In the case of a perfect square trinomial, you end up with a factor that repeats. For example, if you factor the quadratic equation \( 4x^2 - 12x + 9 \), you find:

• It simplifies to \( (2x - 3)(2x - 3) \).
• This repetition indicates that the quadratic has a repeated root, meaning it crosses the x-axis at a single point.

When solving, set each binomial factor to zero to find the value of \( x \). If they are the same, this confirms the repeated root.
Factoring quadratics makes it easier to identify critical points in graphing, namely, the roots of the equation.

The vertex form of a quadratic equation provides a clear insight into the geometry of a parabola, especially its vertex and axis of symmetry. Often written as \( y = a(x - h)^2 + k \), this form makes it easy to identify the vertex of a parabola at point \( (h, k) \).

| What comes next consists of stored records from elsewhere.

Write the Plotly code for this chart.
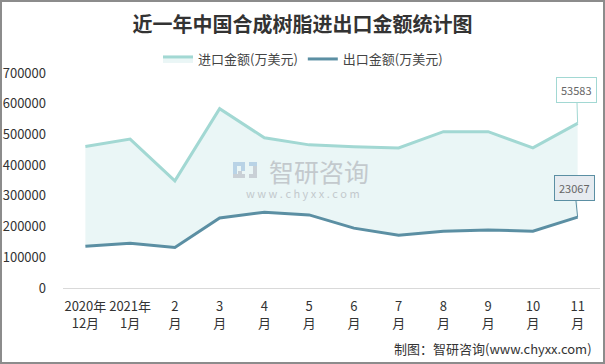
import plotly.graph_objects as go

categories = ["2020年<br>12月", "2021年<br>1月", "2<br>月", "3<br>月", "4<br>月", "5<br>月",
              "6<br>月", "7<br>月", "8<br>月", "9<br>月", "10<br>月", "11<br>月"]
import_values = [461000, 485000, 349000, 584000, 489000, 466000, 460000, 456000, 509000, 509000, 456000, 535830]
export_values = [136000, 146000, 132000, 228000, 247000, 238000, 195000, 172000, 185000, 189000, 185000, 230670]
y_ticks = [0, 100000, 200000, 300000, 400000, 500000, 600000, 700000]

IMP_C = "#a2d8d3"
EXP_C = "#5b8fa3"
FONT = "Noto Sans CJK SC"

W, H = 605, 364
ML, MR, MT, MB = 63, 5, 73, 76
PW, PH = W - ML - MR, H - MT - MB


def px(x):
    return (x - ML) / PW


def py(y):
    return (H - MB - y) / PH


fig = go.Figure()
fig.add_trace(go.Scatter(x=categories, y=export_values, mode="lines", name="出口金额(万美元)",
                         line=dict(color=EXP_C, width=3), hoverinfo="skip"))
fig.add_trace(go.Scatter(x=categories, y=import_values, mode="lines", name="进口金额(万美元)",
                         line=dict(color=IMP_C, width=3), fill="tonexty", fillcolor="#eaf6f6",
                         hoverinfo="skip"))

# callouts
fig.add_annotation(x=categories[-1], y=import_values[-1], text="53583", showarrow=True,
                   arrowhead=0, arrowwidth=1, arrowcolor=IMP_C, ax=-1, ay=-33,
                   bgcolor="white", bordercolor=IMP_C, borderwidth=1, borderpad=4,
                   font=dict(family=FONT, size=11, color="#666666"))
fig.add_annotation(x=categories[-1], y=export_values[-1], text="23067", showarrow=True,
                   arrowhead=0, arrowwidth=1, arrowcolor=EXP_C, ax=-3, ay=-29,
                   bgcolor="#e6ebf0", bordercolor=EXP_C, borderwidth=1, borderpad=4,
                   font=dict(family=FONT, size=11, color="#666666"))

# watermark
fig.add_annotation(xref="paper", yref="paper", x=px(319), y=py(171), yanchor="middle",
                   text="智研咨询", showarrow=False,
                   font=dict(family=FONT, size=25, color="#c3c9cd"))
fig.add_annotation(xref="paper", yref="paper", x=px(303), y=py(193), yanchor="middle",
                   text="w w w . c h y x x . c o m", showarrow=False,
                   font=dict(family=FONT, size=11, color="#c3c9cd"))
for (x0, y0, x1, y1, c) in [(233, 162, 245, 166, "#b9d3e6"), (233, 162, 237, 178, "#b9d3e6"),
                            (233, 174, 245, 178, "#c9d0d6"), (241, 166, 245, 171, "#b9d3e6"),
                            (238, 171, 242, 175, "#c9d0d6"), (249, 162, 257, 166, "#b9d3e6"),
                            (253, 166, 257, 178, "#c9d0d6"), (249, 174, 257, 178, "#c9d0d6")]:
    fig.add_shape(type="rect", xref="paper", yref="paper", x0=px(x0), x1=px(x1),
                  y0=py(y1), y1=py(y0), line=dict(width=0), fillcolor=c, layer="above")

# source
fig.add_annotation(xref="paper", yref="paper", x=px(594), y=py(348), yanchor="middle",
                   xanchor="right", text="制图：智研咨询(www.chyxx.com)", showarrow=False,
                   font=dict(family=FONT, size=13, color="#333333"))

# outer border
fig.add_shape(type="rect", xref="paper", yref="paper",
              x0=px(1), x1=px(W - 1), y0=py(H - 1), y1=py(1),
              line=dict(color="#8c8c8c", width=2), fillcolor="rgba(0,0,0,0)", layer="above")

fig.update_layout(
    width=W, height=H,
    margin=dict(l=ML, r=MR, t=MT, b=MB, autoexpand=False),
    paper_bgcolor="white", plot_bgcolor="white",
    title=dict(text="<b>近一年中国合成树脂进出口金额统计图</b>", x=0.5, xanchor="center",
               y=1 - 25 / H, yanchor="middle",
               font=dict(family=FONT, size=20, color="#333333")),
    legend=dict(orientation="h", x=px(303), xanchor="center",
                y=py(59), yanchor="middle", traceorder="reversed",
                font=dict(family=FONT, size=13, color="#444444"), itemwidth=30,
                bgcolor="rgba(0,0,0,0)"),
    showlegend=True,
    font=dict(family=FONT, color="#333333"),
)
fig.update_xaxes(type="category", range=[-0.5, 11.5], showgrid=False, zeroline=False,
                 showline=True, linecolor="#d9d9d9", linewidth=1, ticks="", automargin=False,
                 tickfont=dict(family=FONT, size=13, color="#333333"), ticklabelstandoff=6)
fig.update_yaxes(range=[0, 700000], tickvals=y_ticks, ticktext=[str(v) for v in y_ticks],
                 showgrid=False, zeroline=False, showline=False, ticks="", automargin=False,
                 tickfont=dict(family=FONT, size=13, color="#333333"), ticklabelstandoff=16)

fig.write_html("out.html", config={"displayModeBar": False},
               post_script="document.body.style.margin='0';document.body.style.overflow='hidden';")
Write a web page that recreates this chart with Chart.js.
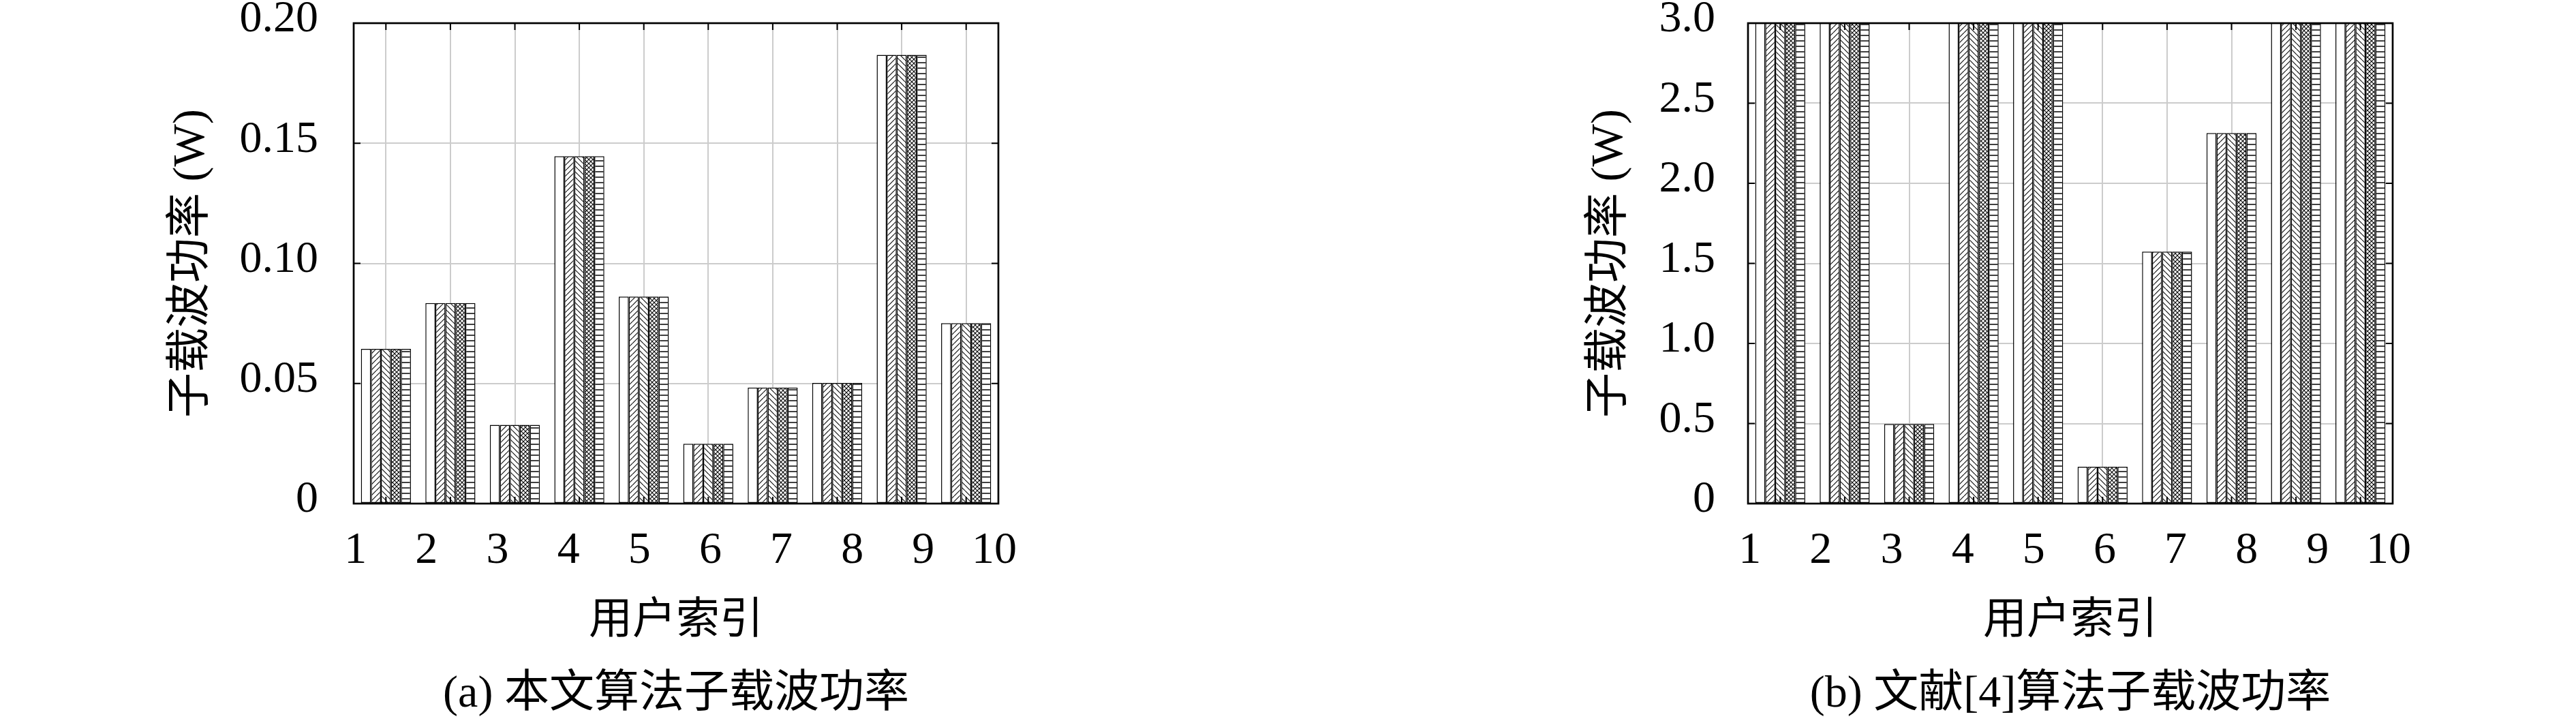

For the quadratic in the example, we ultimately reformulate it to show its vertex form, \[ y = (2x - 3)^2 \], because:

• This expression represents a perfect square trinomial, suggesting a vertex formed at the point where \( 2x - 3 = 0 \).
• Solving gives the vertex \( x = \frac{3}{2} \).

The vertex form is particularly useful when graphing, as it provides both a starting point (the vertex) and the direction in which the parabola opens (upward for a positive \( a \), downward for negative \( a \)).
Understanding how to convert a standard quadratic equation into vertex form is an essential skill to accurately visualizing its graph.

Graphing a parabola is straightforward once you understand the components such as the vertex, axis of symmetry, and direction of opening. After factoring or rewriting the quadratic equation into vertex form, these elements guide you in sketching the curve.

For the example equation, \( y = (2x - 3)^2 \), we know:

• The vertex is \( x = \frac{3}{2} \), where the parabola will touch the x-axis.
• The squared term indicates the parabola only touches the x-axis at this point, confirming a tangent at its vertex.
• Since the coefficient of \( (x - h)^2 \) is positive, the parabola opens upward.

This information helps in plotting a smooth curve that reflects the behavior of the quadratic function. Graphs can visually represent where the quadratic function changes direction and help identify other properties such as the maximum or minimum points.
With practice, graphing a parabola becomes an invaluable tool in understanding and interpreting quadratic equations.